Part of a data file:
---

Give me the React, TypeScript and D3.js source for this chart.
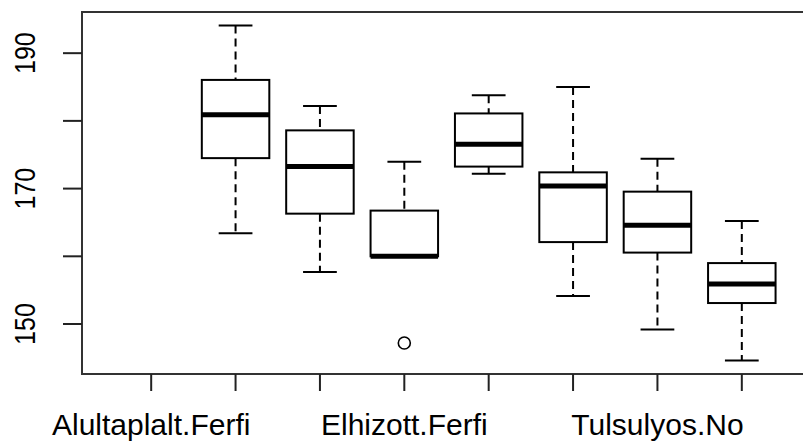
import React from "react";
import * as d3 from "d3";

// groups in plotting order (first group has no observations)
const categories = [
  "Alultaplalt.Ferfi",
  "Alultaplalt.No",
  "Egeszseges.Ferfi",
  "Elhizott.Ferfi",
  "Elhizott.No",
  "Normal.Ferfi",
  "Tulsulyos.No",
  "Normal.No",
];
// R drops overlapping axis labels, only these survive
const shownLabels = [0, 3, 6];

const whiskerLow = [null, 163.4, 157.7, 160.0, 172.2, 154.15, 149.2, 144.6];
const q1 = [null, 174.5, 166.3, 160.0, 173.25, 162.1, 160.55, 153.1];
const median = [null, 180.9, 173.25, 160.0, 176.55, 170.4, 164.6, 155.9];
const q3 = [null, 186.05, 178.6, 166.75, 181.1, 172.4, 169.55, 159.0];
const whiskerHigh = [null, 194.1, 182.2, 173.95, 183.8, 185.0, 174.4, 165.2];
const outliers: number[][] = [[], [], [], [147.2], [], [], [], []];

const yTicks = [150, 160, 170, 180, 190];

const W = 803;
const H = 441;
const plot = { left: 82, right: 811, top: 12, bottom: 374 };

export default function App() {
  const n = categories.length;
  // R: xlim c(0.5, n + 0.5) padded by 4%
  const x = d3
    .scaleLinear()
    .domain([0.5 - 0.04 * n, n + 0.5 + 0.04 * n])
    .range([plot.left, plot.right]);

  const lo = d3.min(whiskerLow.concat(...outliers).filter((v) => v != null) as number[])!;
  const hi = d3.max(whiskerHigh.filter((v) => v != null) as number[])!;
  const pad = (hi - lo) * 0.04;
  const y = d3.scaleLinear().domain([lo - pad, hi + pad]).range([plot.bottom, plot.top]);

  const boxHalf = x(1.4) - x(1);
  const stapleHalf = x(1.2) - x(1);

  return (
    <svg
      width={W}
      height={H}
      style={{ position: "absolute", left: 0, top: 0, background: "#fff" }}
      fontFamily="'Liberation Sans', Arial, sans-serif"
    >
      <defs>
        <clipPath id="page">
          <rect x={0} y={0} width={W} height={H} />
        </clipPath>
      </defs>

      {categories.map((c, i) => {
        if (median[i] == null) return null;
        const cx = x(i + 1);
        return (
          <g key={c} stroke="#000" fill="none">
            {/* whiskers */}
            <line
              x1={cx}
              x2={cx}
              y1={y(whiskerHigh[i]!)}
              y2={y(q3[i]!)}
              strokeWidth={2}
              strokeDasharray="8,5"
            />
            <line
              x1={cx}
              x2={cx}
              y1={y(q1[i]!)}
              y2={y(whiskerLow[i]!)}
              strokeWidth={2}
              strokeDasharray="8,5"
            />
            {/* staples */}
            <line x1={cx - stapleHalf} x2={cx + stapleHalf} y1={y(whiskerHigh[i]!)} y2={y(whiskerHigh[i]!)} strokeWidth={2} />
            <line x1={cx - stapleHalf} x2={cx + stapleHalf} y1={y(whiskerLow[i]!)} y2={y(whiskerLow[i]!)} strokeWidth={2} />
            {/* box */}
            <rect
              x={cx - boxHalf}
              y={y(q3[i]!)}
              width={boxHalf * 2}
              height={y(q1[i]!) - y(q3[i]!)}
              fill="#fff"
              strokeWidth={2}
            />
            <line x1={cx - boxHalf} x2={cx + boxHalf} y1={y(median[i]!)} y2={y(median[i]!)} strokeWidth={5} />
            {outliers[i].map((v, j) => (
              <circle key={j} cx={cx} cy={y(v)} r={6} strokeWidth={1.6} />
            ))}
          </g>
        );
      })}

      {/* plot frame */}
      <rect
        x={plot.left}
        y={plot.top}
        width={plot.right - plot.left}
        height={plot.bottom - plot.top}
        fill="none"
        stroke="#333"
        strokeWidth={2}
        clipPath="url(#page)"
      />

      {/* y axis */}
      {yTicks.map((t) => (
        <line key={t} x1={plot.left - 19} x2={plot.left} y1={y(t)} y2={y(t)} stroke="#222" strokeWidth={2} />
      ))}
      {yTicks
        .filter((t, i) => i % 2 === 0)
        .map((t) => (
          <text
            key={t}
            transform={`translate(34.5,${y(t)}) rotate(-90) scale(1,1.15)`}
            textAnchor="middle"
            fontSize={25}
            fill="#000"
          >
            {t}
          </text>
        ))}

      {/* x axis */}
      {categories.map((c, i) => (
        <line
          key={c}
          x1={x(i + 1)}
          x2={x(i + 1)}
          y1={plot.bottom}
          y2={plot.bottom + 17}
          stroke="#222"
          strokeWidth={2}
        />
      ))}
      {shownLabels.map((i) => (
        <text key={i} x={x(i + 1)} y={435} textAnchor="middle" fontSize={30} fill="#000">
          {categories[i]}
        </text>
      ))}
    </svg>
  );
}
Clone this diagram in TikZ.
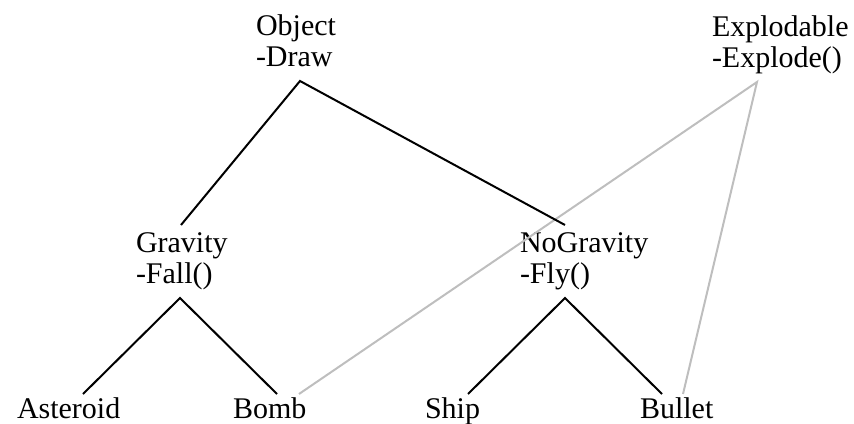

---

Exercise goal: Every line above should be returned word for word, with the pictures left behind.

Solution to the problem:
Give me the React, TypeScript and D3.js source for this chart.
import React from "react";
import * as d3 from "d3";

// groups in plotting order (first group has no observations)
const categories = [
  "Alultaplalt.Ferfi",
  "Alultaplalt.No",
  "Egeszseges.Ferfi",
  "Elhizott.Ferfi",
  "Elhizott.No",
  "Normal.Ferfi",
  "Tulsulyos.No",
  "Normal.No",
];
// R drops overlapping axis labels, only these survive
const shownLabels = [0, 3, 6];

const whiskerLow = [null, 163.4, 157.7, 160.0, 172.2, 154.15, 149.2, 144.6];
const q1 = [null, 174.5, 166.3, 160.0, 173.25, 162.1, 160.55, 153.1];
const median = [null, 180.9, 173.25, 160.0, 176.55, 170.4, 164.6, 155.9];
const q3 = [null, 186.05, 178.6, 166.75, 181.1, 172.4, 169.55, 159.0];
const whiskerHigh = [null, 194.1, 182.2, 173.95, 183.8, 185.0, 174.4, 165.2];
const outliers: number[][] = [[], [], [], [147.2], [], [], [], []];

const yTicks = [150, 160, 170, 180, 190];

const W = 803;
const H = 441;
const plot = { left: 82, right: 811, top: 12, bottom: 374 };

export default function App() {
  const n = categories.length;
  // R: xlim c(0.5, n + 0.5) padded by 4%
  const x = d3
    .scaleLinear()
    .domain([0.5 - 0.04 * n, n + 0.5 + 0.04 * n])
    .range([plot.left, plot.right]);

  const lo = d3.min(whiskerLow.concat(...outliers).filter((v) => v != null) as number[])!;
  const hi = d3.max(whiskerHigh.filter((v) => v != null) as number[])!;
  const pad = (hi - lo) * 0.04;
  const y = d3.scaleLinear().domain([lo - pad, hi + pad]).range([plot.bottom, plot.top]);

  const boxHalf = x(1.4) - x(1);
  const stapleHalf = x(1.2) - x(1);

  return (
    <svg
      width={W}
      height={H}
      style={{ position: "absolute", left: 0, top: 0, background: "#fff" }}
      fontFamily="'Liberation Sans', Arial, sans-serif"
    >
      <defs>
        <clipPath id="page">
          <rect x={0} y={0} width={W} height={H} />
        </clipPath>
      </defs>

      {categories.map((c, i) => {
        if (median[i] == null) return null;
        const cx = x(i + 1);
        return (
          <g key={c} stroke="#000" fill="none">
            {/* whiskers */}
            <line
              x1={cx}
              x2={cx}
              y1={y(whiskerHigh[i]!)}
              y2={y(q3[i]!)}
              strokeWidth={2}
              strokeDasharray="8,5"
            />
            <line
              x1={cx}
              x2={cx}
              y1={y(q1[i]!)}
              y2={y(whiskerLow[i]!)}
              strokeWidth={2}
              strokeDasharray="8,5"
            />
            {/* staples */}
            <line x1={cx - stapleHalf} x2={cx + stapleHalf} y1={y(whiskerHigh[i]!)} y2={y(whiskerHigh[i]!)} strokeWidth={2} />
            <line x1={cx - stapleHalf} x2={cx + stapleHalf} y1={y(whiskerLow[i]!)} y2={y(whiskerLow[i]!)} strokeWidth={2} />
            {/* box */}
            <rect
              x={cx - boxHalf}
              y={y(q3[i]!)}
              width={boxHalf * 2}
              height={y(q1[i]!) - y(q3[i]!)}
              fill="#fff"
              strokeWidth={2}
            />
            <line x1={cx - boxHalf} x2={cx + boxHalf} y1={y(median[i]!)} y2={y(median[i]!)} strokeWidth={5} />
            {outliers[i].map((v, j) => (
              <circle key={j} cx={cx} cy={y(v)} r={6} strokeWidth={1.6} />
            ))}
          </g>
        );
      })}

      {/* plot frame */}
      <rect
        x={plot.left}
        y={plot.top}
        width={plot.right - plot.left}
        height={plot.bottom - plot.top}
        fill="none"
        stroke="#333"
        strokeWidth={2}
        clipPath="url(#page)"
      />

      {/* y axis */}
      {yTicks.map((t) => (
        <line key={t} x1={plot.left - 19} x2={plot.left} y1={y(t)} y2={y(t)} stroke="#222" strokeWidth={2} />
      ))}
      {yTicks
        .filter((t, i) => i % 2 === 0)
        .map((t) => (
          <text
            key={t}
            transform={`translate(34.5,${y(t)}) rotate(-90) scale(1,1.15)`}
            textAnchor="middle"
            fontSize={25}
            fill="#000"
          >
            {t}
          </text>
        ))}

      {/* x axis */}
      {categories.map((c, i) => (
        <line
          key={c}
          x1={x(i + 1)}
          x2={x(i + 1)}
          y1={plot.bottom}
          y2={plot.bottom + 17}
          stroke="#222"
          strokeWidth={2}
        />
      ))}
      {shownLabels.map((i) => (
        <text key={i} x={x(i + 1)} y={435} textAnchor="middle" fontSize={30} fill="#000">
          {categories[i]}
        </text>
      ))}
    </svg>
  );
}
Clone this diagram in TikZ.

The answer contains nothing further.